After the war Newton went to Wilmington, North Carolina, and met with the retired submarine commander who had the Byoki Maru in his sights. He asked why they did not fire. "The ship you were on wasn't worth wasting a torpedo on," was the reply.

In Japan Newton insisted that the Australian POWs got a proportionate number of good jobs, such as cooks.

In August 1945 Newton's time as a captive of the Japanese came to an end. Signals from Allied Headquarters were dropped by aircraft into the camp ordering Newton to get his men out by train to Wakanoura, near Osaka, about 200 miles away. Gilbert Mant, writing in the Sydney Sun Herald said "'Roaring Reggie' roared up to the stationmaster, the chief of police and other high-ranking Japanese officials at Onada and demanded a train with eight carriages." The Japanese wilted under the verbal barrage from the Australian officer but the stationmaster was adamant that no train would be permitted to leave unless Newton had signed a proper voucher for it. He signed with a flourish, then forgot all about it. Four months later he received an invoice at his Sydney home from the Japanese Railways for an amount totalling 7,250 yen. It called for 6,035 yen for 355 fares and 1,215 yen for the sleeping car that had been used for stretcher cases. Unlike Boonpong, the Thai canteen owner, the Japanese Railways were never recompensed.

In 1945 the 2/19th Battalion was disbanded.

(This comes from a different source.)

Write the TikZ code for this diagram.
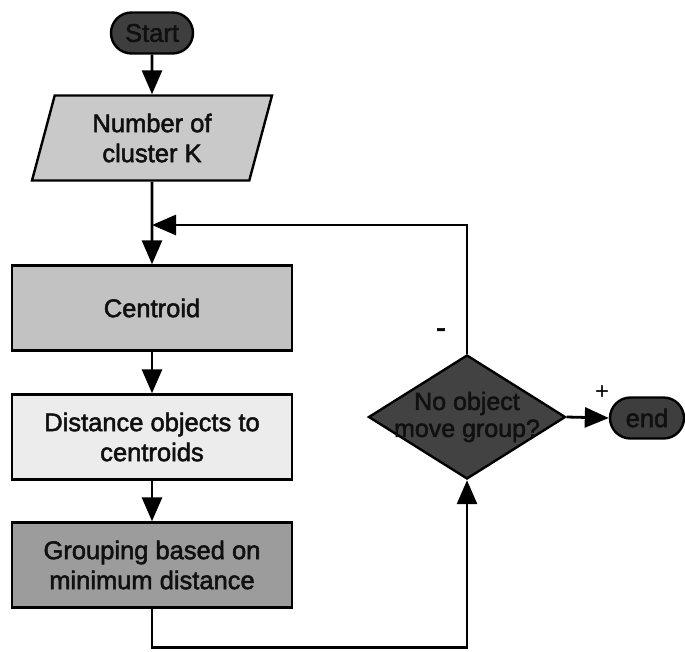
\documentclass[tikz,border=0pt]{standalone}
\usepackage{fontspec}
\setmainfont{Liberation Sans}
\newfontfamily\heavyfont{Liberation Sans}[UprightFeatures={FakeBold=2}]
\usetikzlibrary{shapes.geometric,shapes.misc,arrows.meta}
\definecolor{pillgray}{HTML}{3E3E3E}
\definecolor{paragray}{HTML}{C9C9C9}
\definecolor{centgray}{HTML}{C2C2C2}
\definecolor{distgray}{HTML}{ECECEC}
\definecolor{groupgray}{HTML}{9C9C9C}
\definecolor{decgray}{HTML}{424242}
\definecolor{txtdark}{HTML}{101010}
\tikzset{
  base/.style={draw=black, line width=2.4pt, inner sep=0pt, align=center,
    font=\heavyfont\fontsize{25.5}{30}\selectfont, text=txtdark},
  pill/.style={base, rounded rectangle, fill=pillgray, minimum height=41pt},
  iobox/.style={base, trapezium, trapezium left angle=65, trapezium right angle=115,
    trapezium stretches body=true, fill=paragray, minimum width=240pt, minimum height=85pt},
  procbox/.style={base, rectangle, minimum width=280pt, minimum height=85pt},
  decision/.style={base, diamond, fill=decgray, minimum width=197pt, minimum height=124pt},
  dectext/.style={inner sep=0pt, align=center, font=\heavyfont\fontsize{25}{27}\selectfont, text=txtdark},
  conn/.style={line width=2.8pt, -{Triangle[length=24pt,width=20pt]}},
  sign/.style={inner sep=0pt, text=black}
}
\begin{document}
\begin{tikzpicture}[x=1pt,y=-1pt]
\useasboundingbox (0,0) rectangle (685,651);
\node[pill, minimum width=82pt] (start) at (152,33) {Start};
\node[iobox] (param) at (152,138) {Number of\\cluster K};
\node[procbox, fill=centgray] (cent) at (152,308) {Centroid};
\node[procbox, fill=distgray] (dist) at (152,437) {Distance objects to\\centroids};
\node[procbox, fill=groupgray] (group) at (152,565) {Grouping based on\\minimum distance};
\node[decision] (dec) at (467,417) {};
\node[dectext] (dect) at (dec.center) {No object\\move group?};
\node[pill, minimum width=74pt] (end) at (647,418) {end};
\coordinate (join) at (152,225);
\node[sign, font=\heavyfont\fontsize{30}{30}\selectfont] (minus) at (441,333) {-};
\node[sign, font=\fontsize{24}{24}\selectfont] (plus) at (602,393) {+};
\draw[conn] (start) -- (param);
\draw[conn] (param) -- (cent);
\draw[conn] (cent) -- (dist);
\draw[conn] (dist) -- (group);
\draw[conn] (dec.north) |- (join);
\draw[conn] (group.south) -- ++(0,39) -| (dec.south);
\draw[conn] (dec.east) -- (end.west);
\end{tikzpicture}
\end{document}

Its casualty list was the highest of any Australian Army unit in the Second World War. At war crimes trials Newton testified that 68 men were beaten to death in digging Hellfire Pass.

In August 1946 "The Tiger" faced justice. Warrant Officer Aitaro Hiramatsu along with another camp commander, Lieutenant Kishio Usuki, were charged with ill-treatment of POWs, including beatings, depriving them of food and medicine and forcing the sick to work. The war crimes trial in Singapore found them both guilty and they were sentenced to death by hanging.

==Honours==
Newton's elevation to lieutenant colonel also came through at war's end.

In 1947 Newton was appointed a Member of the Order of the British Empire. The award citation read: "ARMY-Distinguished Service in the SW Pacific. He was brutally ill treated by Japanese guards while endeavoring to ameliorate the bad conditions for those under his command. His efforts on many occasions were directly responsible for saving many lives and casualties." He was also awarded the Efficiency Decoration (ED) marking his twenty plus years of service "as a part-time efficient and thoroughly capable commissioned officer" in the Citizen Military Forces.

==Post-war==
After the war Newton devoted himself to the welfare of ex-POWs and in 1978 he was awarded the Medal of the Order of Australia "for his work and service to the welfare of ex-servicemen."

In 1976 the 837-page history of Newton's unit was published. It was titled "The Grim Glory of the 2/19th Battalion AIF," and Newton edited submissions from many of his fellow POWs.

Newton died at the War Veterans' Home in Narrabeen, a Sydney suburb, on 31 July 1994. On 6 August, the Sydney Morning Herald described him as "the Protector of Death Railway POWs." It said: "Reg Newton emerged as an outstanding leader in World War Two Japanese POW camps on the infamous Thai-Burma Railway. As a camp commander he was often brutally beaten and ill-treated by guards while protesting against conditions imposed on his men. His efforts were recognised as having saved many lives."

Tom Uren, a former Australian Labor Party cabinet minister and fellow POW said: "He was simply one of the greats of the camps, a marvelous leader." Charles Edwards, a 2/19th survivor, summed up his Battalion's view of Roaring Reggie: "He was the greatest officer that ever pulled boots on."

==Personal life==
Newton married twice – first to Valeda Doreen Maxwell and then to Florence Alice Whiteside.